In other words, financial development increases national income and reduces income inequality at the same time. It promotes what may be called pro-poor growth.


On financial sector development and achieving the Millennium Development Goals, Mr Demirgue-Kunt said the findings suggest that financial sector development is an essential determinant of a country's prospects for achieving the eight Millennium Development Goals.


Mr Demirguc-Kunt said the foremost of these is to reduce by half the proportion of people living on less than $1 a day by 2015.


This hitherto unnoticed pro-poor dimension of finance is due to two factors.


First, as financial sectors deepen they also increase their reach, providing financial services directly to poorer clients. More evaluation studies are needed to measure the scale of their overall impact, but experience suggests that micro-finance has made a big difference for those who have access to it.

The second, arguably more important factor according to the WB findings is that even when financial development does not touch the poor directly, it does improve overall economic performance in ways that deliver isproportionately increased incomes to the poor. "More abundant private credit creates a rising tide that lifts all boats, but gives a bigger lift to the poorest ones," concludes Mr Demirguc-Kunt.


This finding shows that - controlling, for other country characteristics greater financial development is associated with poverty alleviation. 'Growth in Headcount' is the average annual growth rate of the percentage of the population living on $1 a day or less over the period 1980-1999.

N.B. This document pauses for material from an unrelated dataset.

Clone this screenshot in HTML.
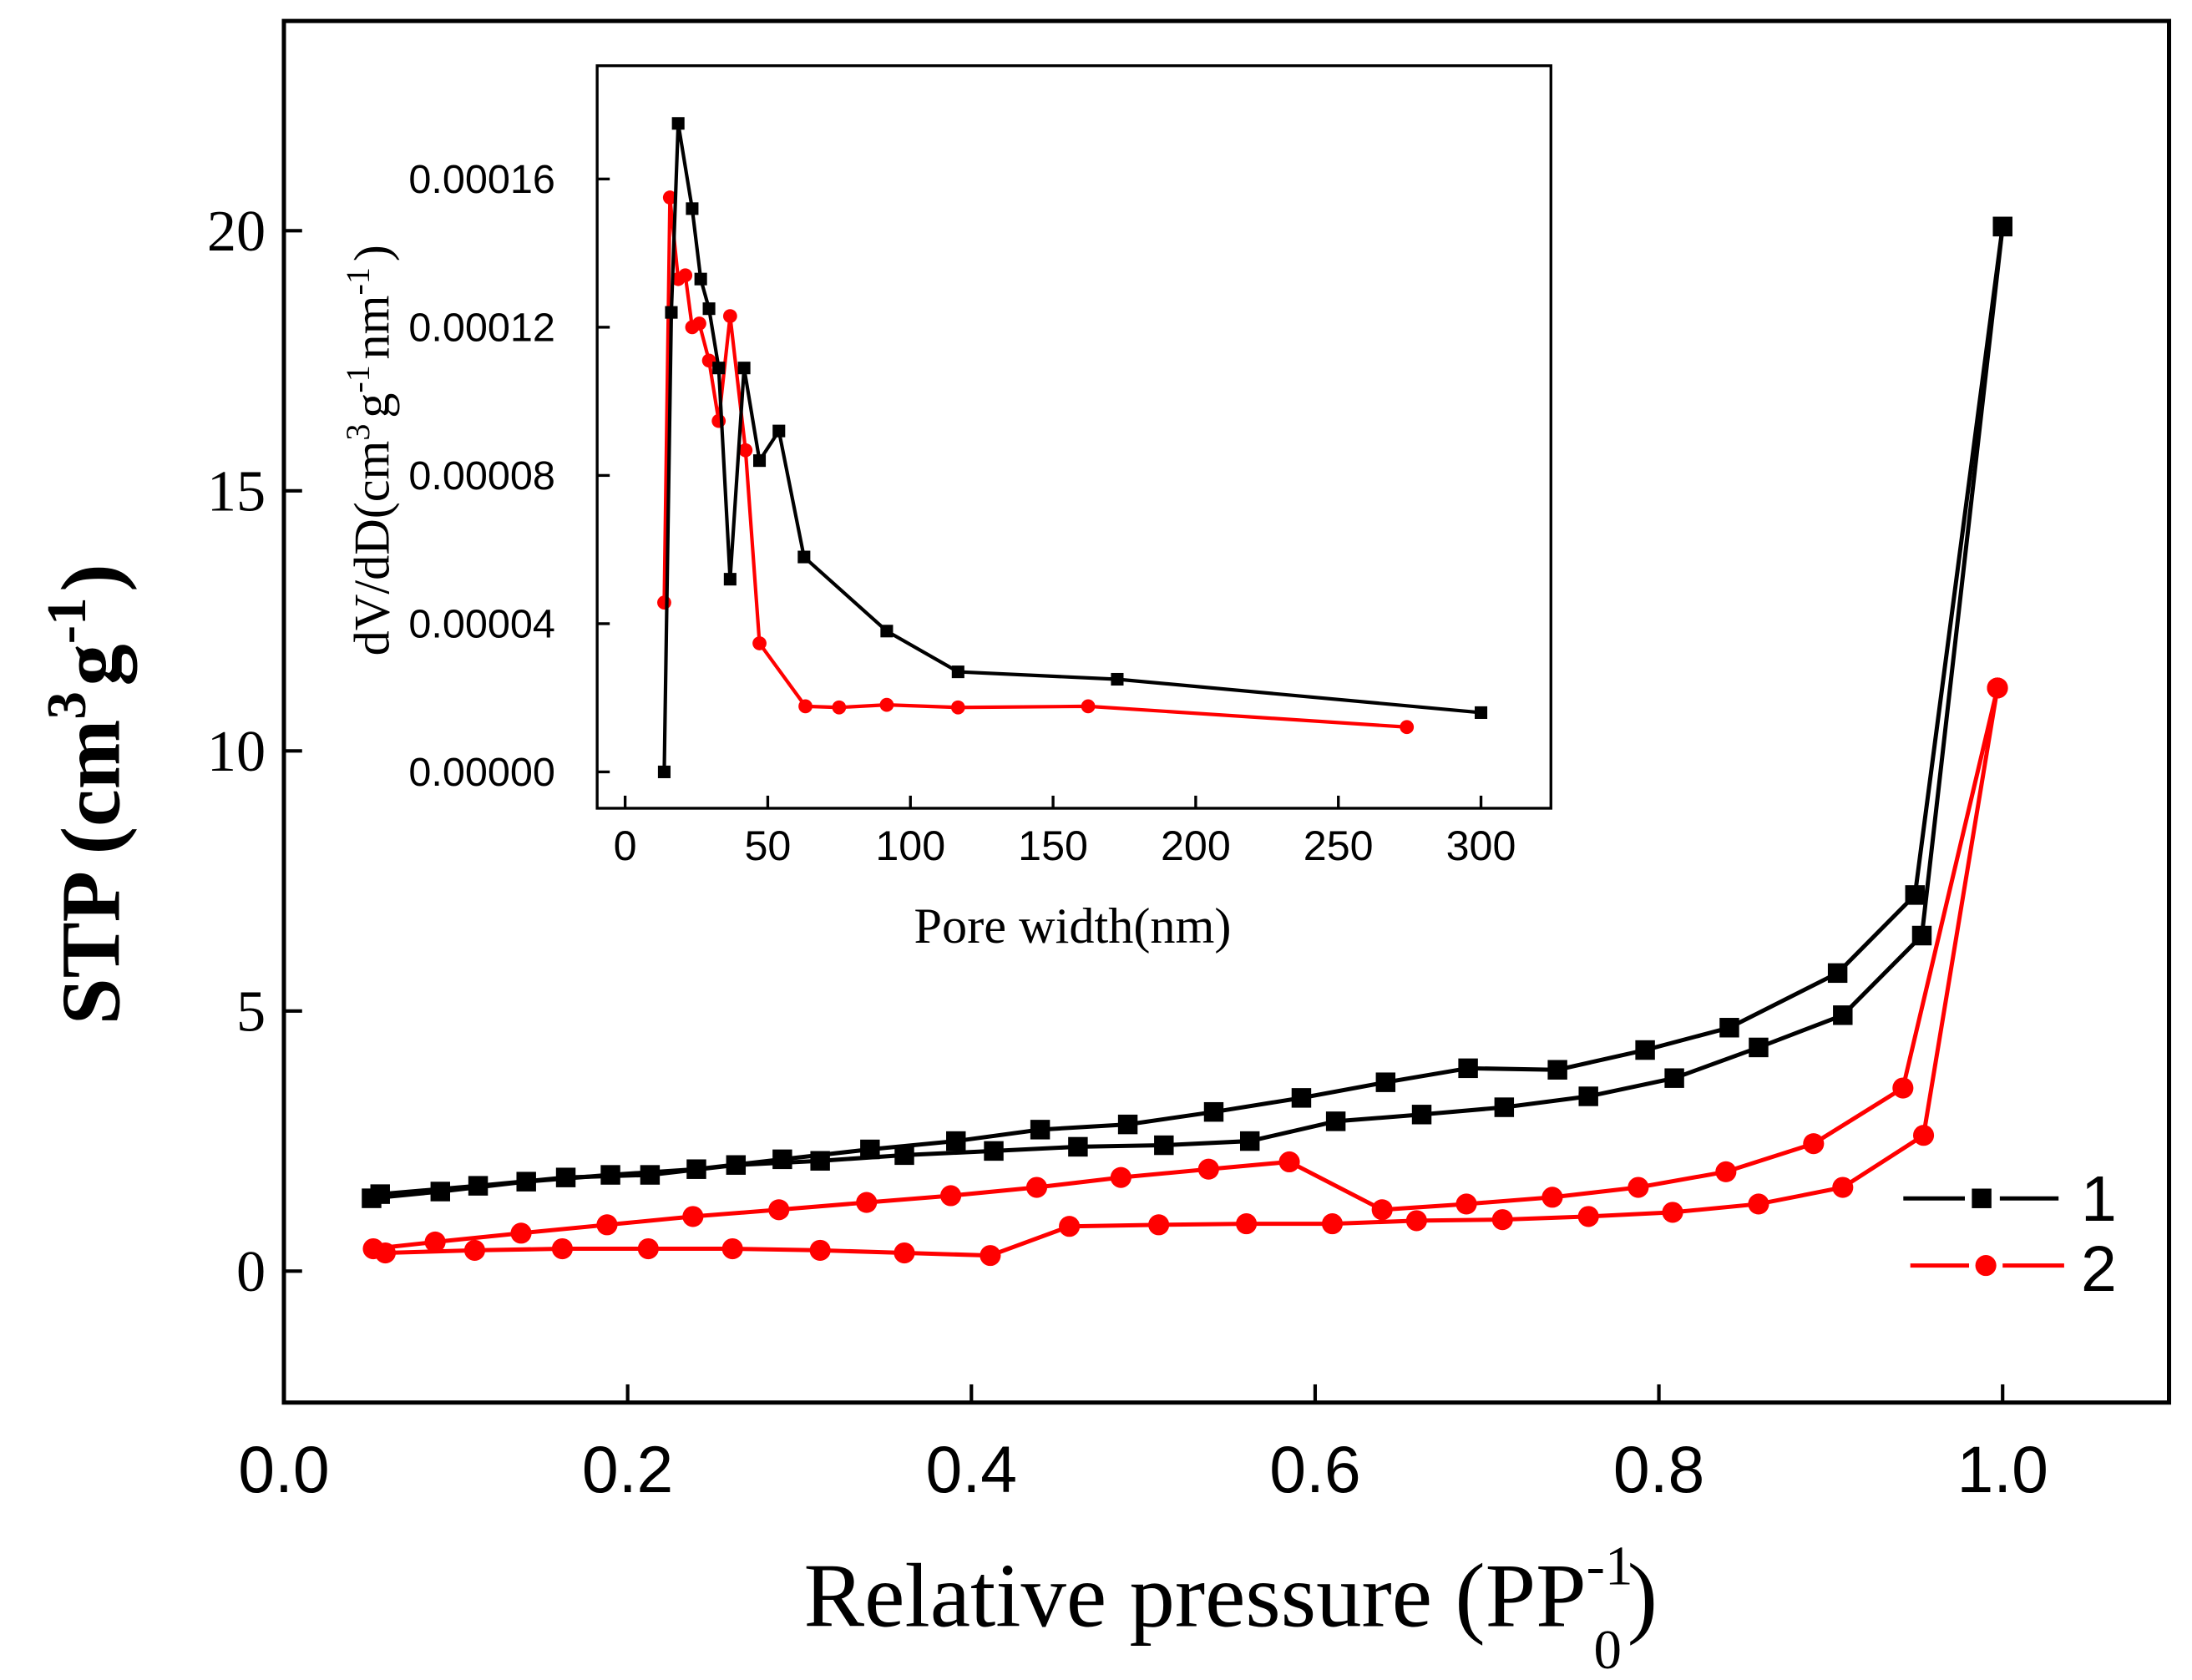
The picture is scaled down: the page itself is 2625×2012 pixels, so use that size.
<!DOCTYPE html>
<html><head><meta charset="utf-8"><style>html,body{margin:0;padding:0;background:#fff}svg{display:block}</style></head>
<body>
<svg id="chart" width="2625" height="2012" viewBox="0 0 1567.4 1201.4" xmlns="http://www.w3.org/2000/svg">
<g id="main"></g>
<g id="inset"></g>
</svg>
<script>
// Main chart data (P/P0, STP)
const s1DesX=[1.0,0.949,0.904,0.841,0.792,0.741,0.689,0.641,0.592,0.541,0.491,0.440,0.391,0.341,0.290,0.240,0.190,0.141,0.091,0.051];
const s1DesY=[20.08,7.23,5.73,4.68,4.25,3.87,3.90,3.63,3.33,3.06,2.82,2.72,2.50,2.34,2.15,1.96,1.85,1.72,1.53,1.40];
const s1AdsX=[0.056,0.113,0.164,0.213,0.263,0.312,0.361,0.413,0.462,0.512,0.562,0.612,0.662,0.710,0.759,0.809,0.858,0.907,0.953,1.0];
const s1AdsY=[1.48,1.64,1.80,1.85,2.04,2.12,2.23,2.31,2.39,2.42,2.50,2.88,3.01,3.15,3.36,3.71,4.30,4.92,6.45,20.08];
const s2DesX=[0.997,0.942,0.890,0.839,0.788,0.738,0.688,0.639,0.585,0.538,0.487,0.438,0.388,0.339,0.288,0.238,0.188,0.138,0.088,0.052];
const s2DesY=[11.21,3.52,2.45,1.91,1.61,1.42,1.29,1.18,2.10,1.96,1.80,1.61,1.45,1.32,1.18,1.05,0.89,0.73,0.56,0.43];
const s2AdsX=[0.059,0.111,0.162,0.212,0.261,0.312,0.361,0.411,0.457,0.509,0.560,0.610,0.659,0.709,0.759,0.808,0.858,0.907,0.954,0.997];
const s2AdsY=[0.35,0.40,0.43,0.43,0.43,0.40,0.35,0.30,0.86,0.89,0.91,0.91,0.97,0.99,1.05,1.13,1.29,1.61,2.61,11.21];
const xTicks=[0.0,0.2,0.4,0.6,0.8,1.0];
const xTickLabels=["0.0","0.2","0.4","0.6","0.8","1.0"];
const yTicks=[0,5,10,15,20];
const yTickLabels=["0","5","10","15","20"];
// Inset data (nm, dV/dD)
const i1X=[13.7,16.2,18.6,23.5,26.5,29.4,32.8,36.8,41.7,47.1,53.9,62.7,91.7,116.7,172.5,300];
const i1Y=[0,0.000124,0.000175,0.000152,0.000133,0.000125,0.000109,0.000052,0.000109,0.000084,0.000092,0.000058,0.000038,0.000027,0.000025,0.000016];
const i2X=[13.7,15.7,18.6,21.1,23.5,26.0,29.4,32.8,36.8,42.2,47.1,63.2,75.0,91.7,116.7,162.3,274];
const i2Y=[0.0000457,0.000155,0.000133,0.000134,0.000120,0.000121,0.000111,0.0000947,0.000123,0.0000868,0.0000347,0.0000177,0.0000174,0.0000181,0.0000174,0.0000177,0.0000121];
const ixTicks=[0,50,100,150,200,250,300];
const ixTickLabels=["0","50","100","150","200","250","300"];
const iyTicks=[0,0.00004,0.00008,0.00012,0.00016];
const iyTickLabels=["0.00000","0.00004","0.00008","0.00012","0.00016"];

const NS="http://www.w3.org/2000/svg";
function mk(parent,tag,attrs,text){const e=document.createElementNS(NS,tag);for(const k in attrs)e.setAttribute(k,attrs[k]);if(text!==undefined)e.textContent=text;parent.appendChild(e);return e;}
const main=document.getElementById('main');
const inset=document.getElementById('inset');
const X=v=>203+v*1229;
const Y=v=>909-v*37.2;
const IX=v=>447+v*2.04;
const IY=v=>552-v*2650000;

let fr=mk(main,'rect',{x:203,y:15,width:1348,height:988,fill:'none',stroke:'#000','stroke-width':3});


xTicks.forEach((t,i)=>{
  let l=mk(main,'line',{x1:X(t),x2:X(t),y1:1003,y2:990,stroke:'#000','stroke-width':2.5});
  
  
  let tx=mk(main,'text',{x:X(t),y:1067,'text-anchor':'middle','font-family':'Liberation Sans, sans-serif','font-size':47},xTickLabels[i]);
  
  
});
yTicks.forEach((t,i)=>{
  let l=mk(main,'line',{x1:203,x2:216,y1:Y(t),y2:Y(t),stroke:'#000','stroke-width':2.5});
  
  
  let tx=mk(main,'text',{x:190,y:Y(t)+14,'text-anchor':'end','font-family':'Liberation Serif, serif','font-size':42},yTickLabels[i]);
  
  
});
let yt=mk(main,'text',{transform:'translate(85,568) rotate(-90)','text-anchor':'middle','font-family':'Liberation Serif, serif','font-size':60,'font-weight':'bold'});


yt.innerHTML='STP (cm<tspan dy="-24" font-size="40">3</tspan><tspan dx="4" dy="24">g</tspan><tspan dy="-24" font-size="40">-1</tspan><tspan dx="4" dy="24">)</tspan>';
let xt=mk(main,'text',{x:880,y:1163,'text-anchor':'middle','font-family':'Liberation Serif, serif','font-size':65});


xt.innerHTML='Relative pressure (PP<tspan dy="-30" font-size="40">-1</tspan><tspan dx="-28" dy="60" font-size="40">0</tspan><tspan dx="4" dy="-30">)</tspan>';

function series(g,xs,ys,fx,fy,color,marker,ms,sw,name){
  const pts=xs.map((v,i)=>fx(v)+','+fy(ys[i])).join(' ');
  let pl=mk(g,'polyline',{points:pts,fill:'none',stroke:color,'stroke-width':sw});
  
  
  xs.forEach((v,i)=>{
    let m;
    if(marker==='sq') m=mk(g,'rect',{x:fx(v)-ms/2,y:fy(ys[i])-ms/2,width:ms,height:ms,fill:color});
    else m=mk(g,'circle',{cx:fx(v),cy:fy(ys[i]),r:ms/2,fill:color});
    
    
  });
}
series(main,s2AdsX,s2AdsY,X,Y,'#f00','ci',15,3,'series2-adsorption');
series(main,s2DesX,s2DesY,X,Y,'#f00','ci',15,3,'series2-desorption');
series(main,s1AdsX,s1AdsY,X,Y,'#000','sq',14,3,'series1-adsorption');
series(main,s1DesX,s1DesY,X,Y,'#000','sq',14,3,'series1-desorption');

let lg=mk(main,'g',{});


let l1=mk(lg,'g',{});


mk(l1,'line',{x1:1361,x2:1405,y1:857,y2:857,stroke:'#000','stroke-width':3});
mk(l1,'line',{x1:1430,x2:1472,y1:857,y2:857,stroke:'#000','stroke-width':3});
mk(l1,'rect',{x:1410,y:850,width:14,height:14,fill:'#000'});
mk(l1,'text',{x:1488,y:873,'font-family':'Liberation Sans, sans-serif','font-size':46},'1');
let l2=mk(lg,'g',{});


mk(l2,'line',{x1:1366,x2:1408,y1:905,y2:905,stroke:'#f00','stroke-width':3});
mk(l2,'line',{x1:1432,x2:1476,y1:905,y2:905,stroke:'#f00','stroke-width':3});
mk(l2,'circle',{cx:1420,cy:905,r:7.5,fill:'#f00'});
mk(l2,'text',{x:1488,y:923,'font-family':'Liberation Sans, sans-serif','font-size':46},'2');

let ifr=mk(inset,'rect',{x:427,y:47,width:682,height:531,fill:'#fff',stroke:'#000','stroke-width':2});


ixTicks.forEach((t,i)=>{
  let l=mk(inset,'line',{x1:IX(t),x2:IX(t),y1:578,y2:569,stroke:'#000','stroke-width':2});
  
  
  let tx=mk(inset,'text',{x:IX(t),y:615,'text-anchor':'middle','font-family':'Liberation Sans, sans-serif','font-size':30},ixTickLabels[i]);
  
  
});
iyTicks.forEach((t,i)=>{
  let l=mk(inset,'line',{x1:427,x2:436,y1:IY(t),y2:IY(t),stroke:'#000','stroke-width':2});
  
  
  let tx=mk(inset,'text',{x:397,y:IY(t)+10,'text-anchor':'end','font-family':'Liberation Sans, sans-serif','font-size':29},iyTickLabels[i]);
  
  
});
let ixt=mk(inset,'text',{x:767,y:674,'text-anchor':'middle','font-family':'Liberation Serif, serif','font-size':36},'Pore width(nm)');


let iyt=mk(inset,'text',{transform:'translate(278,322) rotate(-90)','text-anchor':'middle','font-family':'Liberation Serif, serif','font-size':36});


iyt.innerHTML='dV/dD(cm<tspan dy="-14" font-size="24">3</tspan><tspan dx="4" dy="14">g</tspan><tspan dy="-14" font-size="24">-1</tspan><tspan dx="4" dy="14">nm</tspan><tspan dy="-14" font-size="24">-1</tspan><tspan dx="4" dy="14">)</tspan>';
series(inset,i2X,i2Y,IX,IY,'#f00','ci',10,2.5,'inset-series2');
series(inset,i1X,i1Y,IX,IY,'#000','sq',9,2.5,'inset-series1');
</script>
</body></html>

'Private credit' is the claims on private sector by deposit money banks and other financial institutions as a share of GDP. According to Mr Demirguc-Kunt, evidence from a comparative analysis of average annual growth rates in poverty, private credit and GDP over 20 years show that countries with higher levels of private credit reduced poverty more quickly. For example, in Chile, where private credit accounts for 54 percent of GDP, the percentage of people living on less than $1 a day decreased by 14 percent a year between 1987 and 2000.


But in neighbouring Peru, where private credit amounts to just 13 percent of GDP, the proportion of extremely poor rose by 19 percent from 1985 to 2000.


The new estimates, taken at face value, imply that, if Peru's financial sector had been as developed, or its private credit market as well-stocked as Chile's, the proportion of the population living on less than $1 a day could be just two percent, instead of 15 percent a difference of 3.4 million people.